Skip every image and restate the data word for word.

===== DATA PROVIDED

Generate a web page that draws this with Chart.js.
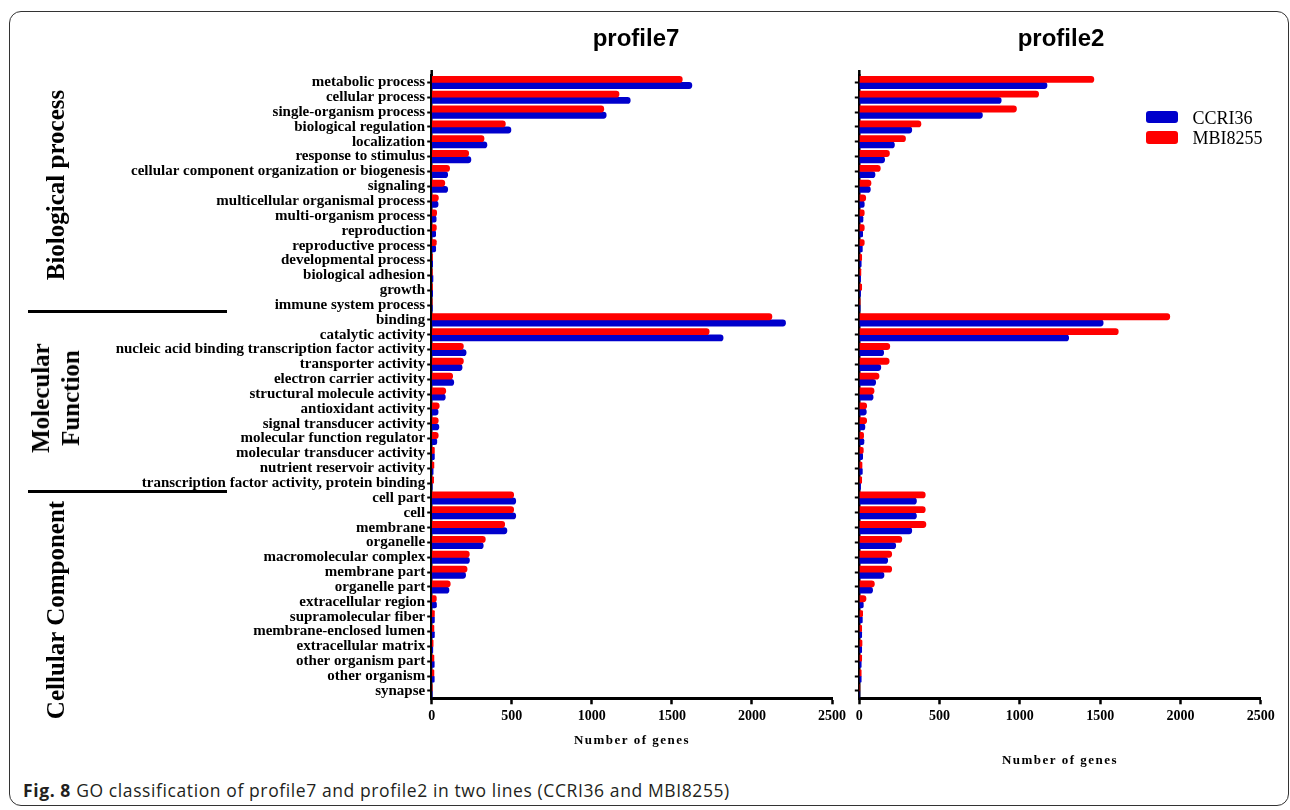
<!DOCTYPE html>
<html>
<head>
<meta charset="utf-8">
<script src="https://cdn.jsdelivr.net/npm/chart.js@4.4.0/dist/chart.umd.min.js"></script>
<style>
  html, body { margin: 0; padding: 0; background: #fff; }
  body { width: 1290px; height: 810px; position: relative; overflow: hidden; font-family: "Liberation Serif", serif; color: #000; }
  #frame { position: absolute; left: 9px; top: 11px; width: 1280px; height: 795px; border: 1.5px solid #333; border-radius: 12px; box-sizing: border-box; }
  canvas { position: absolute; top: 0; }
  #c7 { left: 0; }
  #c2 { left: 840px; }
  .title { position: absolute; width: 200px; text-align: center; font: bold 24px "Liberation Sans", Arial, sans-serif; line-height: 24px; top: 25.7px; }
  .group { position: absolute; white-space: nowrap; text-align: center; font: bold 25px "Liberation Serif", serif; line-height: 25px; transform: translate(-50%, -50%) rotate(-90deg); }
  .group.two { line-height: 30px; }
  .sep { position: absolute; left: 28px; width: 199px; height: 3.3px; background: #000; }
  .axtitle { position: absolute; width: 200px; text-align: center; font: bold 13px "Liberation Serif", serif; line-height: 13px; letter-spacing: 1.5px; }
  .lgbox { position: absolute; left: 1146px; width: 32px; height: 12.7px; border-radius: 3px; }
  .lgtext { position: absolute; left: 1192.5px; font: 18px "Liberation Serif", serif; line-height: 18px; white-space: nowrap; }
  #caption { position: absolute; left: 23px; top: 780.9px; font: 17.5px "Open Sans", sans-serif; line-height: 18px; letter-spacing: 0.6px; color: #231f20; white-space: nowrap; }
  #caption b { font-weight: bold; }
</style>
</head>
<body>
<div id="frame"></div>
<canvas id="c7" width="850" height="740"></canvas>
<canvas id="c2" width="450" height="740"></canvas>

<div class="title" style="left:536px;">profile7</div>
<div class="title" style="left:961px;">profile2</div>

<div class="group" style="left:55px; top:185px;">Biological process</div>
<div class="group two" style="left:56.3px; top:398px;">Molecular<br>Function</div>
<div class="group" style="left:55px; top:610px;">Cellular Component</div>
<div class="sep" style="top:310px;"></div>
<div class="sep" style="top:490px;"></div>

<div class="lgbox" style="top:110.7px; background:#0000cc;"></div>
<div class="lgtext" style="top:108.9px;">CCRI36</div>
<div class="lgbox" style="top:131px; background:#ff0000;"></div>
<div class="lgtext" style="top:128.9px;">MBI8255</div>

<div class="axtitle" style="left:532px; top:733.4px;">Number of genes</div>
<div class="axtitle" style="left:960px; top:753.1px;">Number of genes</div>

<div id="caption"><b>Fig. 8</b> GO classification of profile7 and profile2 in two lines (CCRI36 and MBI8255)</div>

<script>
// GO terms, top to bottom: Biological process (16), Molecular Function (12), Cellular Component (14)
const categories = [
  'metabolic process', 'cellular process', 'single-organism process', 'biological regulation',
  'localization', 'response to stimulus', 'cellular component organization or biogenesis', 'signaling',
  'multicellular organismal process', 'multi-organism process', 'reproduction', 'reproductive process',
  'developmental process', 'biological adhesion', 'growth', 'immune system process',
  'binding', 'catalytic activity', 'nucleic acid binding transcription factor activity', 'transporter activity',
  'electron carrier activity', 'structural molecule activity', 'antioxidant activity', 'signal transducer activity',
  'molecular function regulator', 'molecular transducer activity', 'nutrient reservoir activity',
  'transcription factor activity, protein binding',
  'cell part', 'cell', 'membrane', 'organelle', 'macromolecular complex', 'membrane part', 'organelle part',
  'extracellular region', 'supramolecular fiber', 'membrane-enclosed lumen', 'extracellular matrix',
  'other organism part', 'other organism', 'synapse'
];

// Number of genes per term
const profile7_CCRI36 = [
  1625, 1240, 1090, 495, 345, 245, 100, 100, 40, 28, 25, 25, 6, 8, 6, 4,
  2210, 1820, 215, 190, 138, 85, 40, 45, 32, 17, 9, 3,
  525, 525, 470, 322, 236, 212, 108, 30, 17, 17, 7, 16, 16, 3
];
const profile7_MBI8255 = [
  1565, 1170, 1075, 460, 327, 231, 112, 82, 42, 31, 29, 29, 5, 4, 5, 3,
  2125, 1733, 198, 198, 131, 88, 47, 41, 41, 17, 14, 12,
  512, 512, 456, 335, 235, 221, 116, 29, 17, 14, 9, 14, 14, 3
];
const profile2_CCRI36 = [
  1169, 884, 767, 327, 219, 158, 98, 69, 31, 23, 21, 19, 12, 8, 8, 5,
  1519, 1304, 152, 134, 102, 86, 44, 35, 29, 21, 19, 8,
  356, 356, 327, 227, 177, 154, 83, 25, 19, 15, 15, 12, 12, 3
];
const profile2_MBI8255 = [
  1461, 1117, 979, 384, 288, 188, 131, 73, 40, 31, 31, 31, 15, 10, 15, 5,
  1934, 1613, 190, 186, 123, 92, 46, 46, 27, 25, 17, 15,
  411, 411, 415, 265, 202, 202, 94, 42, 21, 15, 17, 15, 12, 3
];

const xTickValues = [0, 500, 1000, 1500, 2000, 2500];

const BLUE = '#0000cc';
const RED = '#ff0000';
const serifBold = (size) => ({ family: '"Liberation Serif", "Times New Roman", serif', weight: 'bold', size });

// Short extension of the value axis above the plot area
const axisCap = {
  id: 'axisCap',
  afterDraw(chart) {
    const { ctx, chartArea } = chart;
    ctx.save();
    ctx.strokeStyle = '#000';
    ctx.lineWidth = 2.5;
    ctx.beginPath();
    ctx.moveTo(chartArea.left, chartArea.top - 5);
    ctx.lineTo(chartArea.left, chartArea.top + 1);
    ctx.stroke();
    ctx.restore();
  }
};

function barDataset(label, data, color) {
  return {
    label, data,
    backgroundColor: color,
    barThickness: 6.2,
    borderRadius: 3.1,
    borderSkipped: 'start'
  };
}

function makeChart(id, red, blue, showLabels, yWidth, padRight) {
  return new Chart(document.getElementById(id), {
    type: 'bar',
    data: {
      labels: categories,
      datasets: [barDataset('MBI8255', red, RED), barDataset('CCRI36', blue, BLUE)]
    },
    options: {
      indexAxis: 'y',
      responsive: false,
      animation: false,
      devicePixelRatio: 1,
      layout: { padding: { left: 0, top: 75, right: padRight, bottom: 11.7 } },
      plugins: { legend: { display: false }, tooltip: { enabled: false }, title: { display: false } },
      scales: {
        x: {
          type: 'linear',
          min: xTickValues[0],
          max: xTickValues[xTickValues.length - 1],
          afterBuildTicks(scale) { scale.ticks = xTickValues.map(v => ({ value: v })); },
          ticks: {
            color: '#000', font: serifBold(14), padding: 4, maxRotation: 0, autoSkip: false,
            callback: (v) => String(v)
          },
          grid: { drawOnChartArea: false, drawTicks: true, tickLength: 6, tickWidth: 2.5, tickColor: '#000' },
          border: { display: true, color: '#000', width: 3 },
          afterFit(scale) { scale.height = 30; }
        },
        y: {
          type: 'category',
          offset: true,
          ticks: { display: showLabels, color: '#000', font: serifBold(15), padding: 2, autoSkip: false },
          grid: { offset: false, drawOnChartArea: false, drawTicks: true, tickLength: 4.5, tickWidth: 2, tickColor: '#000' },
          border: { display: true, color: '#000', width: 2.5 },
          afterFit(scale) { scale.width = yWidth; }
        }
      }
    },
    plugins: [axisCap]
  });
}

makeChart('c7', profile7_MBI8255, profile7_CCRI36, true, 431.7, 18);
makeChart('c2', profile2_MBI8255, profile2_CCRI36, false, 19.3, 29.3);
</script>
</body>
</html>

==========

## SOLUTION TO THIS EXERCISE
Generate a web page that draws this with Chart.js.
<!DOCTYPE html>
<html>
<head>
<meta charset="utf-8">
<script src="https://cdn.jsdelivr.net/npm/chart.js@4.4.0/dist/chart.umd.min.js"></script>
<style>
  html, body { margin: 0; padding: 0; background: #fff; }
  body { width: 1290px; height: 810px; position: relative; overflow: hidden; font-family: "Liberation Serif", serif; color: #000; }
  #frame { position: absolute; left: 9px; top: 11px; width: 1280px; height: 795px; border: 1.5px solid #333; border-radius: 12px; box-sizing: border-box; }
  canvas { position: absolute; top: 0; }
  #c7 { left: 0; }
  #c2 { left: 840px; }
  .title { position: absolute; width: 200px; text-align: center; font: bold 24px "Liberation Sans", Arial, sans-serif; line-height: 24px; top: 25.7px; }
  .group { position: absolute; white-space: nowrap; text-align: center; font: bold 25px "Liberation Serif", serif; line-height: 25px; transform: translate(-50%, -50%) rotate(-90deg); }
  .group.two { line-height: 30px; }
  .sep { position: absolute; left: 28px; width: 199px; height: 3.3px; background: #000; }
  .axtitle { position: absolute; width: 200px; text-align: center; font: bold 13px "Liberation Serif", serif; line-height: 13px; letter-spacing: 1.5px; }
  .lgbox { position: absolute; left: 1146px; width: 32px; height: 12.7px; border-radius: 3px; }
  .lgtext { position: absolute; left: 1192.5px; font: 18px "Liberation Serif", serif; line-height: 18px; white-space: nowrap; }
  #caption { position: absolute; left: 23px; top: 780.9px; font: 17.5px "Open Sans", sans-serif; line-height: 18px; letter-spacing: 0.6px; color: #231f20; white-space: nowrap; }
  #caption b { font-weight: bold; }
</style>
</head>
<body>
<div id="frame"></div>
<canvas id="c7" width="850" height="740"></canvas>
<canvas id="c2" width="450" height="740"></canvas>

<div class="title" style="left:536px;">profile7</div>
<div class="title" style="left:961px;">profile2</div>

<div class="group" style="left:55px; top:185px;">Biological process</div>
<div class="group two" style="left:56.3px; top:398px;">Molecular<br>Function</div>
<div class="group" style="left:55px; top:610px;">Cellular Component</div>
<div class="sep" style="top:310px;"></div>
<div class="sep" style="top:490px;"></div>

<div class="lgbox" style="top:110.7px; background:#0000cc;"></div>
<div class="lgtext" style="top:108.9px;">CCRI36</div>
<div class="lgbox" style="top:131px; background:#ff0000;"></div>
<div class="lgtext" style="top:128.9px;">MBI8255</div>

<div class="axtitle" style="left:532px; top:733.4px;">Number of genes</div>
<div class="axtitle" style="left:960px; top:753.1px;">Number of genes</div>

<div id="caption"><b>Fig. 8</b> GO classification of profile7 and profile2 in two lines (CCRI36 and MBI8255)</div>

<script>
// GO terms, top to bottom: Biological process (16), Molecular Function (12), Cellular Component (14)
const categories = [
  'metabolic process', 'cellular process', 'single-organism process', 'biological regulation',
  'localization', 'response to stimulus', 'cellular component organization or biogenesis', 'signaling',
  'multicellular organismal process', 'multi-organism process', 'reproduction', 'reproductive process',
  'developmental process', 'biological adhesion', 'growth', 'immune system process',
  'binding', 'catalytic activity', 'nucleic acid binding transcription factor activity', 'transporter activity',
  'electron carrier activity', 'structural molecule activity', 'antioxidant activity', 'signal transducer activity',
  'molecular function regulator', 'molecular transducer activity', 'nutrient reservoir activity',
  'transcription factor activity, protein binding',
  'cell part', 'cell', 'membrane', 'organelle', 'macromolecular complex', 'membrane part', 'organelle part',
  'extracellular region', 'supramolecular fiber', 'membrane-enclosed lumen', 'extracellular matrix',
  'other organism part', 'other organism', 'synapse'
];

// Number of genes per term
const profile7_CCRI36 = [
  1625, 1240, 1090, 495, 345, 245, 100, 100, 40, 28, 25, 25, 6, 8, 6, 4,
  2210, 1820, 215, 190, 138, 85, 40, 45, 32, 17, 9, 3,
  525, 525, 470, 322, 236, 212, 108, 30, 17, 17, 7, 16, 16, 3
];
const profile7_MBI8255 = [
  1565, 1170, 1075, 460, 327, 231, 112, 82, 42, 31, 29, 29, 5, 4, 5, 3,
  2125, 1733, 198, 198, 131, 88, 47, 41, 41, 17, 14, 12,
  512, 512, 456, 335, 235, 221, 116, 29, 17, 14, 9, 14, 14, 3
];
const profile2_CCRI36 = [
  1169, 884, 767, 327, 219, 158, 98, 69, 31, 23, 21, 19, 12, 8, 8, 5,
  1519, 1304, 152, 134, 102, 86, 44, 35, 29, 21, 19, 8,
  356, 356, 327, 227, 177, 154, 83, 25, 19, 15, 15, 12, 12, 3
];
const profile2_MBI8255 = [
  1461, 1117, 979, 384, 288, 188, 131, 73, 40, 31, 31, 31, 15, 10, 15, 5,
  1934, 1613, 190, 186, 123, 92, 46, 46, 27, 25, 17, 15,
  411, 411, 415, 265, 202, 202, 94, 42, 21, 15, 17, 15, 12, 3
];

const xTickValues = [0, 500, 1000, 1500, 2000, 2500];

const BLUE = '#0000cc';
const RED = '#ff0000';
const serifBold = (size) => ({ family: '"Liberation Serif", "Times New Roman", serif', weight: 'bold', size });

// Short extension of the value axis above the plot area
const axisCap = {
  id: 'axisCap',
  afterDraw(chart) {
    const { ctx, chartArea } = chart;
    ctx.save();
    ctx.strokeStyle = '#000';
    ctx.lineWidth = 2.5;
    ctx.beginPath();
    ctx.moveTo(chartArea.left, chartArea.top - 5);
    ctx.lineTo(chartArea.left, chartArea.top + 1);
    ctx.stroke();
    ctx.restore();
  }
};

function barDataset(label, data, color) {
  return {
    label, data,
    backgroundColor: color,
    barThickness: 6.2,
    borderRadius: 3.1,
    borderSkipped: 'start'
  };
}

function makeChart(id, red, blue, showLabels, yWidth, padRight) {
  return new Chart(document.getElementById(id), {
    type: 'bar',
    data: {
      labels: categories,
      datasets: [barDataset('MBI8255', red, RED), barDataset('CCRI36', blue, BLUE)]
    },
    options: {
      indexAxis: 'y',
      responsive: false,
      animation: false,
      devicePixelRatio: 1,
      layout: { padding: { left: 0, top: 75, right: padRight, bottom: 11.7 } },
      plugins: { legend: { display: false }, tooltip: { enabled: false }, title: { display: false } },
      scales: {
        x: {
          type: 'linear',
          min: xTickValues[0],
          max: xTickValues[xTickValues.length - 1],
          afterBuildTicks(scale) { scale.ticks = xTickValues.map(v => ({ value: v })); },
          ticks: {
            color: '#000', font: serifBold(14), padding: 4, maxRotation: 0, autoSkip: false,
            callback: (v) => String(v)
          },
          grid: { drawOnChartArea: false, drawTicks: true, tickLength: 6, tickWidth: 2.5, tickColor: '#000' },
          border: { display: true, color: '#000', width: 3 },
          afterFit(scale) { scale.height = 30; }
        },
        y: {
          type: 'category',
          offset: true,
          ticks: { display: showLabels, color: '#000', font: serifBold(15), padding: 2, autoSkip: false },
          grid: { offset: false, drawOnChartArea: false, drawTicks: true, tickLength: 4.5, tickWidth: 2, tickColor: '#000' },
          border: { display: true, color: '#000', width: 2.5 },
          afterFit(scale) { scale.width = yWidth; }
        }
      }
    },
    plugins: [axisCap]
  });
}

makeChart('c7', profile7_MBI8255, profile7_CCRI36, true, 431.7, 18);
makeChart('c2', profile2_MBI8255, profile2_CCRI36, false, 19.3, 29.3);
</script>
</body>
</html>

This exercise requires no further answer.